Apple dumplings are typically made by wrapping a pastry crust around a peeled, cored, and sometimes quartered apple, sometimes stuffing the hollow from the core with butter, sugar, sometimes dried fruits such as raisins, sultanas, or currants, and spices, sealing the pastry, and pouring a spiced sauce over the top before baking or, in the case of older recipes, boiling. The earliest recipes refer to boiling, as few homes had ovens, while many later recipes call for baking. Sauces typically call for sugar or brown sugar and butter boiled with water, sometimes with sliced lemons or spices such as cinnamon added for flavor.

Serving

Apple dumplings are served for breakfast or other meals, as sides, or as dessert. They are served hot, warm or at room temperature, sometimes with milk, cream, whipped cream, custard, or ice cream. Each dumpling is an individual serving.

Around the world

Austria

In Austria a "large, soft" apple dumpling called apfelnockerln is eaten.

Czech Republic

Tři ovocné knedlíky
Czech dumplings served with cottage cheese, sugar and melted butter

Fruit dumplings, including apple, called ovocné knedlíky, are popular in Czech cuisine and are eaten with quark or tvaroh cheese. They are often served as a complete meal.

Germany

Apfelklöße are a "small pudding of apples," cored and filled with jam or marmalade and sometimes raisins or nuts, wrapped in pastry, boiled, and topped with a sweetened sauce containing raisins, sugar, cinnamon, and wine, a dish known since at least 1801.

United Kingdom

In the UK a suet pastry is often used, although shortcrust is also common. In one traditional recipe described by George Orwell as "one of the best forms of suet pudding," the cavity left by removal of the core is filled with brown sugar, a suet pastry crust is applied, and the dumpling is tied tightly in cloth and then boiled.

United States

Apple dumplings are a common food in the northeastern United States, especially around Pennsylvania, where they are considered a "cultural staple". Food historians trace this type of apple dumpling back to Glasse's book. A common recipe among the Pennsylvania Dutch, it is often eaten as a breakfast item or dessert. It is sometimes served with cream, whipped cream, or ice cream.
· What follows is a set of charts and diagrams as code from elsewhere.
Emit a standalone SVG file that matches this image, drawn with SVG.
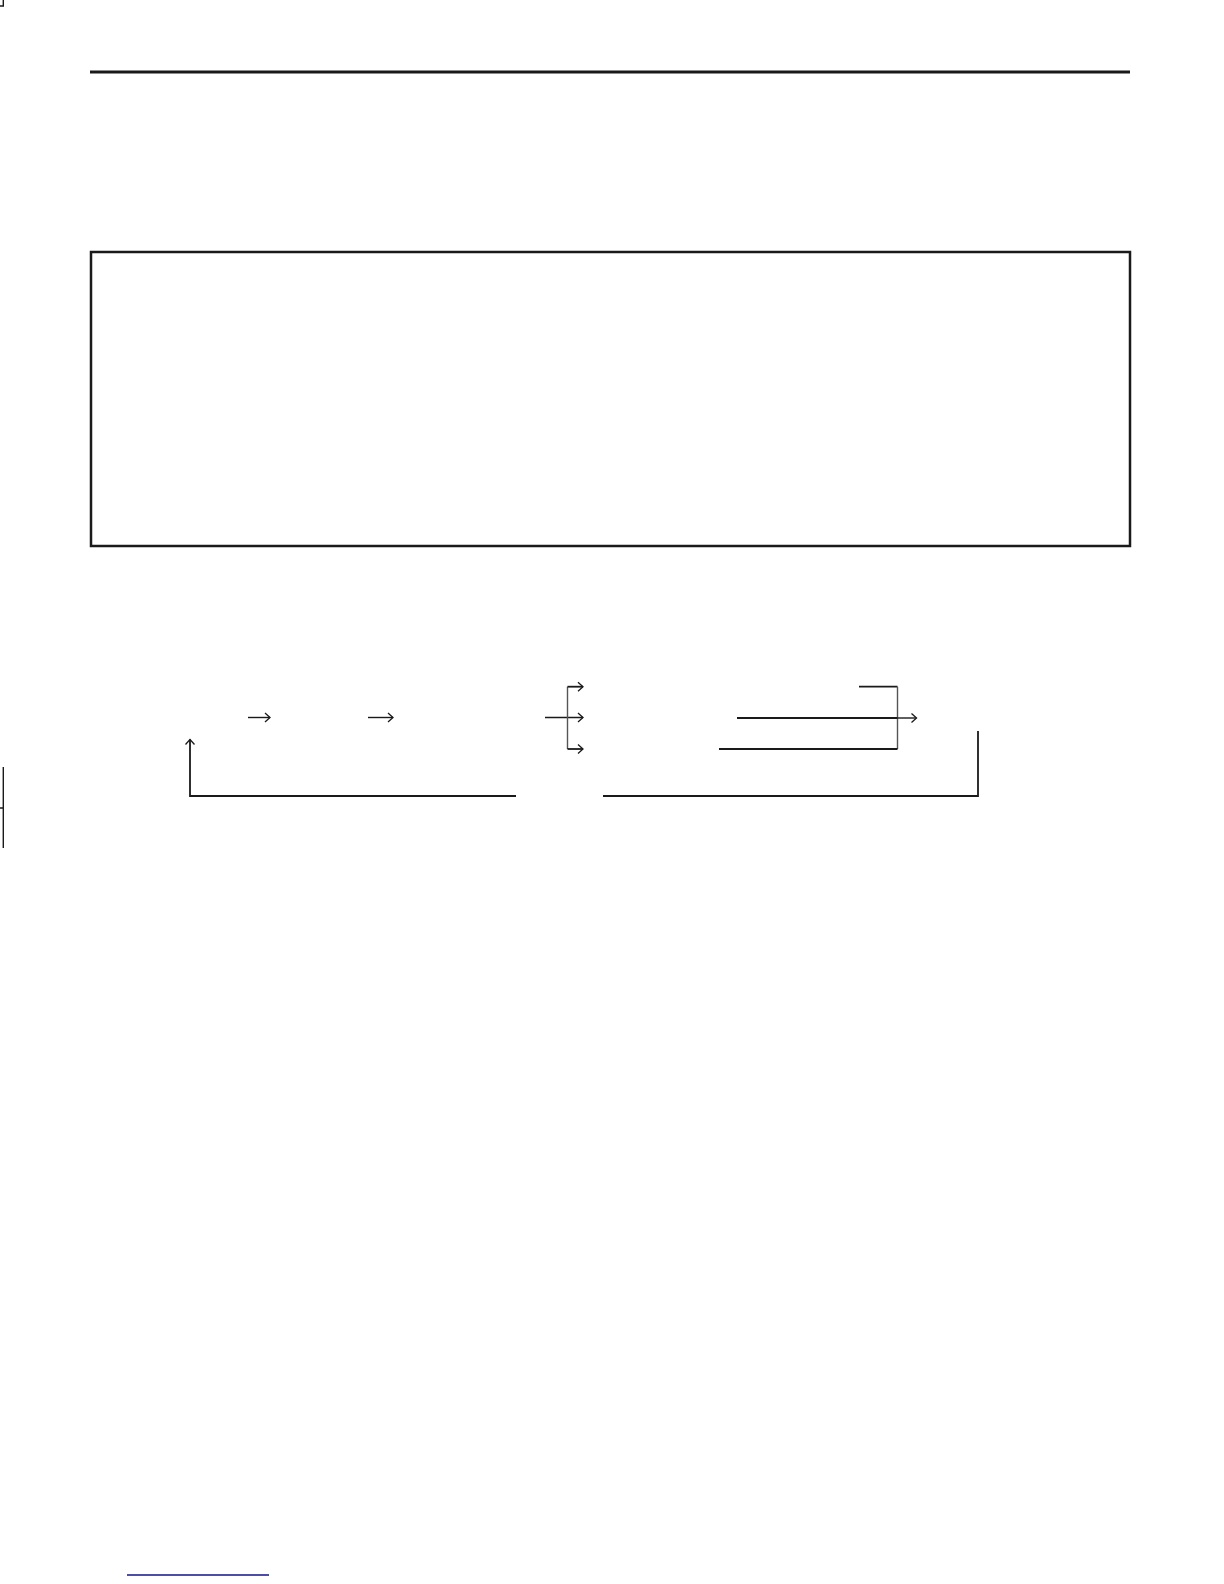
<svg xmlns="http://www.w3.org/2000/svg" width="1224" height="1584" viewBox="0 0 1224 1584">
<style>
.ln{fill:none;stroke:#1a1a1a;stroke-width:1.4}
.thk{fill:none;stroke:#1a1a1a;stroke-width:1.8}
.br{fill:none;stroke:#555;stroke-width:1.4}
</style>
<defs>
<marker id="ah" markerUnits="userSpaceOnUse" markerWidth="12" markerHeight="12" viewBox="-8 -6 10 12" refX="0" refY="0" orient="auto">
<path d="M-5,-4.5 L0,0 L-5,4.5" fill="none" stroke="#1a1a1a" stroke-width="1.3"/>
</marker>
</defs>
<rect width="1224" height="1584" fill="#fff"/>
<g id="page-marks">
<path d="M3.3,0 V6 H0" class="ln" stroke-width="1"/>
<path d="M3.3,767 V848 M0,808 H3.3" class="ln" stroke-width="1"/>
<line x1="90" y1="72" x2="1130" y2="72" stroke="#1a1a1a" stroke-width="3"/>
<line x1="127" y1="1575" x2="269" y2="1575" stroke="#12128a" stroke-width="1.6"/>
</g>
<g id="frame">
<rect x="91" y="252" width="1039" height="294" fill="none" stroke="#1a1a1a" stroke-width="2.5"/>
</g>
<g id="connectors">
<line x1="248" y1="717.5" x2="270" y2="717.5" class="ln" marker-end="url(#ah)"/>
<line x1="368" y1="717.5" x2="393" y2="717.5" class="ln" marker-end="url(#ah)"/>
<line x1="545" y1="717.5" x2="583" y2="717.5" class="ln" marker-end="url(#ah)"/>
<line x1="567.5" y1="686.7" x2="567.5" y2="749" class="br"/>
<line x1="567.5" y1="686.7" x2="583" y2="686.7" class="thk" marker-end="url(#ah)"/>
<line x1="567.5" y1="749" x2="583" y2="749" class="thk" marker-end="url(#ah)"/>
<line x1="859" y1="686.7" x2="897.5" y2="686.7" class="thk"/>
<line x1="897.5" y1="686.7" x2="897.5" y2="749" class="br"/>
<line x1="719" y1="749" x2="897.5" y2="749" class="thk"/>
<line x1="737" y1="718" x2="897.5" y2="718" class="thk"/>
<line x1="897.5" y1="718" x2="916.5" y2="718" class="ln" stroke="#555" marker-end="url(#ah)"/>
<path d="M978,731 V796 H603" class="thk"/>
<path d="M516,796 H190 V739.5" class="thk" marker-end="url(#ah)"/>
</g>
</svg>
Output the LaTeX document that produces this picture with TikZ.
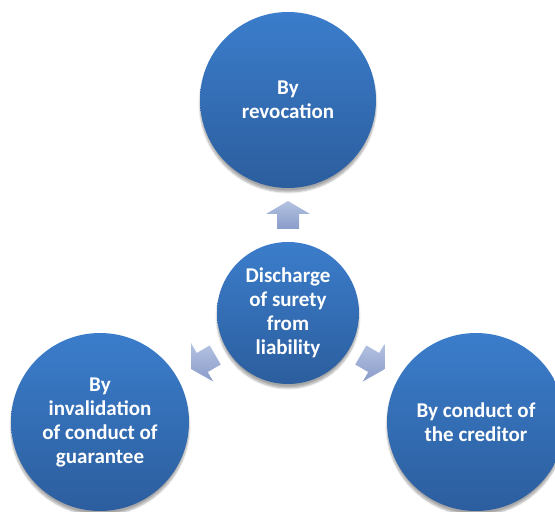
\documentclass[tikz,border=0pt]{standalone}
\usepackage{fontspec}
\setmainfont{Carlito}
\usetikzlibrary{shadows.blur}
\definecolor{bubbletop}{HTML}{3B7DCB}
\definecolor{bubblebot}{HTML}{2C5E9E}
\definecolor{arrowtop}{HTML}{B3C2E2}
\definecolor{arrowbot}{HTML}{8A9CC9}
\tikzset{
  bubble/.style={circle, minimum size=#1, inner sep=0pt, align=center,
    top color=bubbletop, bottom color=bubblebot, text=white,
    font=\fontsize{21}{24}\selectfont\bfseries,
    blur shadow={shadow xshift=0pt, shadow yshift=-4pt, shadow blur steps=8, shadow opacity=35}},
  blockarrow/.style={top color=arrowtop, bottom color=arrowbot, draw=none}
}
\begin{document}
\begin{tikzpicture}[x=1pt,y=1pt]
  \useasboundingbox (0,0) rectangle (555,512);
  \clip (0,0) rectangle (555,512);
  % four bubbles
  \node[bubble=176pt] (top) at (288,412) {By\\revocation};
  \node[bubble=142pt] (hub) at (288,199) {Discharge\\of surety\\from\\liability};
  \node[bubble=178pt] (left) at (100,90) {By\\invalidation\\of conduct of\\guarantee};
  \node[bubble=178pt] (right) at (476,90) {By conduct of\\the creditor};
  % block arrows radiating from the hub
  \foreach \ang in {90,210,330}{
    \begin{scope}[shift={(hub.center)}, rotate=\ang]
      \path[blockarrow] (84,-11) -- (99,-11) -- (99,-22) -- (112,0)
        -- (99,22) -- (99,11) -- (84,11) -- cycle;
    \end{scope}
  }
\end{tikzpicture}
\end{document}
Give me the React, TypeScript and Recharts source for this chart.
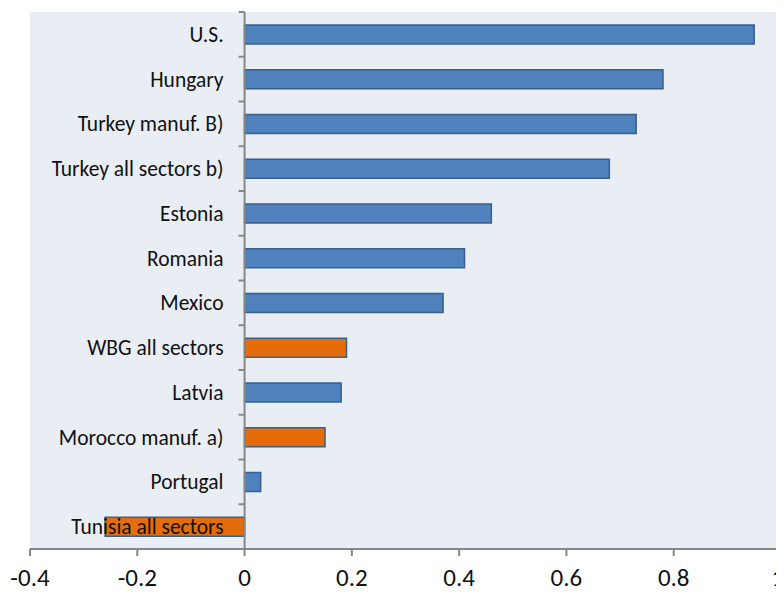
import React from 'react'
import { BarChart, Bar, XAxis, YAxis, CartesianGrid, ReferenceLine, Cell, usePlotArea } from 'recharts'

const countries = [
  'U.S.',
  'Hungary',
  'Turkey manuf. B)',
  'Turkey all sectors b)',
  'Estonia',
  'Romania',
  'Mexico',
  'WBG all sectors',
  'Latvia',
  'Morocco manuf. a)',
  'Portugal',
  'Tunisia all sectors',
]
const values = [0.95, 0.78, 0.73, 0.68, 0.46, 0.41, 0.37, 0.19, 0.18, 0.15, 0.03, -0.26]
const highlighted = [false, false, false, false, false, false, false, true, false, true, false, true]
const xTicks = [-0.4, -0.2, 0, 0.2, 0.4, 0.6, 0.8, 1]

const X_MIN = -0.4
const X_MAX = 1
const FONT = 'Carlito, Calibri, Lato, sans-serif'
const AXIS_GREY = '#878787'

const data = countries.map((name, i) => ({ name, value: values[i], orange: highlighted[i] }))

// category labels sit just left of the zero line, with a small tick at the top of each band
const CategoryTick = (props: any) => {
  const plot = usePlotArea()
  const { y, payload } = props
  if (!plot) return null
  const zeroX = plot.x + (plot.width * (0 - X_MIN)) / (X_MAX - X_MIN)
  const half = payload?.offset || plot.height / countries.length / 2
  return (
    <g>
      <line x1={zeroX - 6} x2={zeroX} y1={y - half} y2={y - half} stroke={AXIS_GREY} strokeWidth={2} />
      <text x={zeroX - 21} y={y} dy="0.35em" textAnchor="end" fontSize={21.5} fontFamily={FONT} fill="#111">
        {payload.value}
      </text>
    </g>
  )
}

export default function App() {
  return (
    <BarChart
      width={776}
      height={585}
      data={data}
      layout="vertical"
      margin={{ top: 4, right: 3, bottom: 4, left: 21 }}
    >
      <CartesianGrid horizontal={false} vertical={false} fill="#E9EDF4" fillOpacity={1} />
      <XAxis
        type="number"
        domain={[X_MIN, X_MAX]}
        ticks={xTicks}
        allowDataOverflow
        height={40}
        tickSize={7}
        tickMargin={12}
        tickFormatter={(v: number) => String(Math.round(v * 10) / 10)}
        axisLine={{ stroke: AXIS_GREY, strokeWidth: 2 }}
        tickLine={{ stroke: AXIS_GREY, strokeWidth: 2 }}
        tick={{ fontSize: 25, fontFamily: FONT, fill: '#111' }}
      />
      <Bar dataKey="value" barSize={19} stroke="#3A5F8B" strokeWidth={1.5} isAnimationActive={false}>
        {data.map((d) => (
          <Cell key={d.name} fill={d.orange ? '#E46C0A' : '#4F81BD'} />
        ))}
      </Bar>
      <ReferenceLine x={0} stroke={AXIS_GREY} strokeWidth={2} />
      <YAxis type="category" dataKey="name" width={1} axisLine={false} tickLine={false} tick={<CategoryTick />} />
    </BarChart>
  )
}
In the US, September 17 is National Apple Dumpling Day. Annual apple dumpling festivals are held in the towns of Atwood, Illinois, Stuart, Virginia, and Sinking Spring, Pennsylvania.

Jane Cunningham Croly published a 19th-century recipe for apple dumplings contributed to Jennie June's American Cookery Book by the American poet sisters Alice Cary and Phoebe Cary:

Peel and core large greening apples, of a uniform size, and fill the cavity with clear lemon marmalade. Enclose each one in a nice paste, rolled rather thin, and draw small knitted clothes over them, which give them a very pretty effect. Tie them close and boil three quarters of an hour, or an hour, if the crust is made with suet. Serve with hard sauce, flavored with nutmeg.

Similar dishes

Other fruits, in particular plums, can also be used to make similar dumplings. In parts of Austria and Hungary dumplings stuffed with plums are called Knödel. Slovenian cuisine includes a similar plum dumpling dish. Czech cuisine includes a dumpling filled with plums, apricots, strawberries or blueberries. Croatian cuisine includes Knedle sa šljivama, a plum dumpling with a potato dough, usually eaten as a dessert. Marillenknödel are an Austrian apricot dumpling popular in Graz.

Baked apples

Baked apples are a similar dish that omits the pastry shell. Unpeeled apples are cored and stuffed with fillings such as raisins, nuts, oatmeal, or other ingredients and spices. Variants can be served as dessert, side dish or breakfast.